Gwałtowny spadek temperatury i intensywne opady śniegu spowodowały problemy na drogach. Najtrudniejsze warunki panują w okolicach Prachatic w południowo-zachodniej części kraju, gdzie niemożliwy jest dojazd do niektórych czesko-niemieckich przejść granicznych. Drogi tarasują ciężarówki, które nie mogą pokonać wzniesień.

W wyżej położonych regionach (np. na Czesko-Morawskiej Wysoczyźnie) temperatury są minusowe i wieje wiatr; na drogach tworzą się zaspy. W okolicach Liberca, na północ od Pragi, w sąsiedztwie granicy z Polską w nocy spadło 15 cm śniegu. Drogowcy apelują do kierowców o zachowanie szczególnej ostrożności. Jezdnie pokrywa kilkucentymetrowa warstwa zbitego śniegu albo błota pośniegowego.

W paśmie Szumaw w południowo-zachodnich Czechach, gdzie w nocy spadło 20 cm mokrego śniegu, zamkniętych jest wiele dróg. Blokują je przewrócone drzewa. Nie wytrzymywały one ciężaru wilgotnego śniegu. Przy silnym wietrze łamią się konary i drzewa przewracają się na jezdnie.

W południowych i zachodnich Czechach z powodu przewróconych drzew i intensywnych opadów śniegu zamkniętych zostało kilka lokalnych połączeń kolejowych. Na czynnych trasach pociągi mają wielogodzinne spóźnienia.

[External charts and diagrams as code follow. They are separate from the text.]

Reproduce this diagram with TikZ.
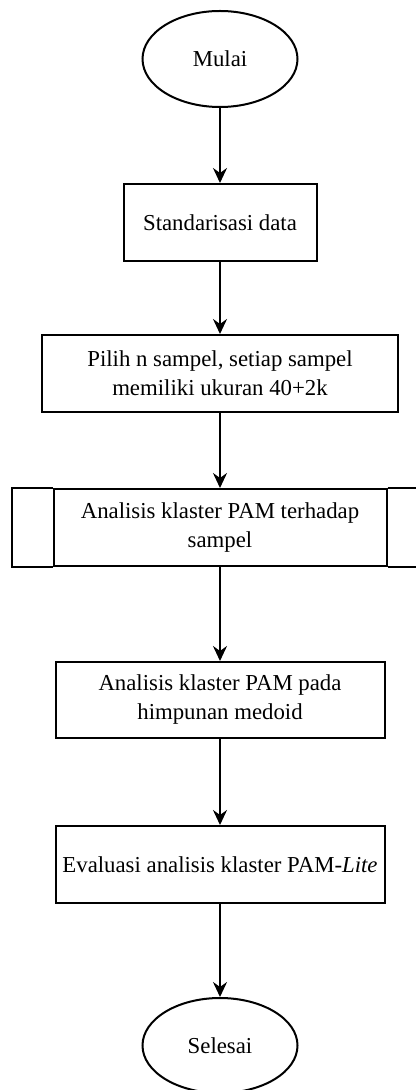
\documentclass[tikz,border=0pt]{standalone}
\usepackage{fontspec}
\setmainfont{Liberation Serif}
\usetikzlibrary{shapes.geometric, arrows.meta}

\begin{document}
\begin{tikzpicture}[x=0.5pt, y=-0.5pt,
    terminal/.style={draw, line width=1pt, ellipse, minimum width=77.5pt, minimum height=48pt, inner sep=0pt},
    proses/.style={draw, line width=1pt, rectangle, minimum height=38.5pt, inner sep=2pt, align=center},
    alur/.style={line width=1pt, -{Stealth[length=7.5pt, width=7pt, inset=2.5pt]}},
    font=\fontsize{11.4}{14.5}\selectfont]
        \useasboundingbox (0,0) rectangle (416,1090);
        % Mulai
        \node[terminal] (mulai) at (220,59) {Mulai};
        % Standarisasi
        \node[proses, minimum width=96.5pt] (standar) at (220,222.5) {Standarisasi data};
        % Pilih sampel
        \node[proses, minimum width=178pt] (sampel) at (220,373.5) {Pilih n sampel, setiap sampel\\memiliki ukuran 40+2k};
        % Proses terdefinisi: PAM terhadap sampel
        \node[proses, minimum width=166.5pt] (pam) at (220,527.5) {Analisis klaster PAM terhadap\\sampel};
        \draw[line width=1pt] (pam.north west) -- ++(-41,0) |- (pam.south west);
        \draw[line width=1pt] (pam.north east) -- ++(41,0) |- (pam.south east);
        % PAM pada medoid
        \node[proses, minimum width=164.5pt, minimum height=38pt] (medoid) at (220,700) {Analisis klaster PAM pada\\himpunan medoid};
        % Evaluasi
        \node[proses, minimum width=164.5pt] (evaluasi) at (220,864.5) {Evaluasi analisis klaster PAM-\textit{Lite}};
        % Selesai
        \node[terminal, minimum height=47.5pt] (selesai) at (220,1045.5) {Selesai};
        % Alur
        \draw[alur] (mulai) -- (standar);
        \draw[alur] (standar) -- (sampel);
        \draw[alur] (sampel) -- (pam);
        \draw[alur] (pam) -- (medoid);
        \draw[alur] (medoid) -- (evaluasi);
        \draw[alur] (evaluasi) -- (selesai);
\end{tikzpicture}
\end{document}
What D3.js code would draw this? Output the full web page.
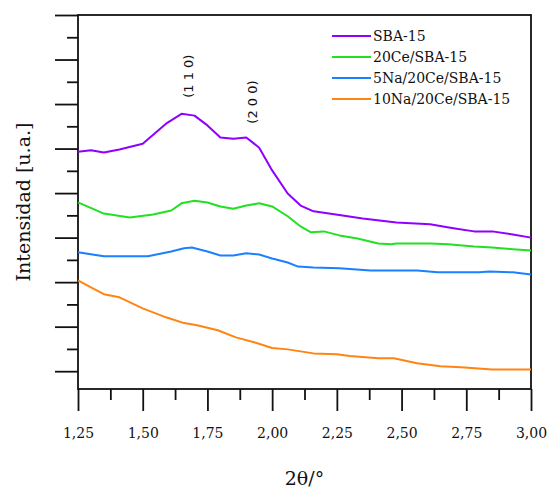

Atak zimy nastąpił w Czechach po kilku bardzo ciepłych dniach, kiedy temperatury wahały się w granicach 21-23 stopni Celsjusza w  cieniu. Zdaniem meteorologów, podobny typ pogody (śnieżyce, wiatr i  temperatury wahające się w granicach zera stopni) utrzyma się do  soboty.

***

Zima powróciła także na Podbeskidzie. W czwartek sypnęło śniegiem.

"Na górskich szlakach jest ślisko. Spadła temperatura, przez co zleżały, mokry śnieg zamienił się w lodowe płachty. Padający śnieg znacznie ogranicza widoczność. Stanowczo odradzamy wędrówki po Beskidach" - powiedział ratownik dyżurny grupy beskidzkiej GOPR.

Śnieg sprawił, że na drogach Podbeskidzia zrobiło się ślisko. Policjanci poinformowali, że "jeździ się źle, ale wszystkie drogi są czarne". Nie odnotowano większej liczby kolizji.

Dyżurny synoptyk bielskiej stacji meteorologicznej powiedział, że śnieg będzie padał do południa w piątek. Potem opady zanikną. W sobotę można spodziewać się niewielkiego ocieplenia.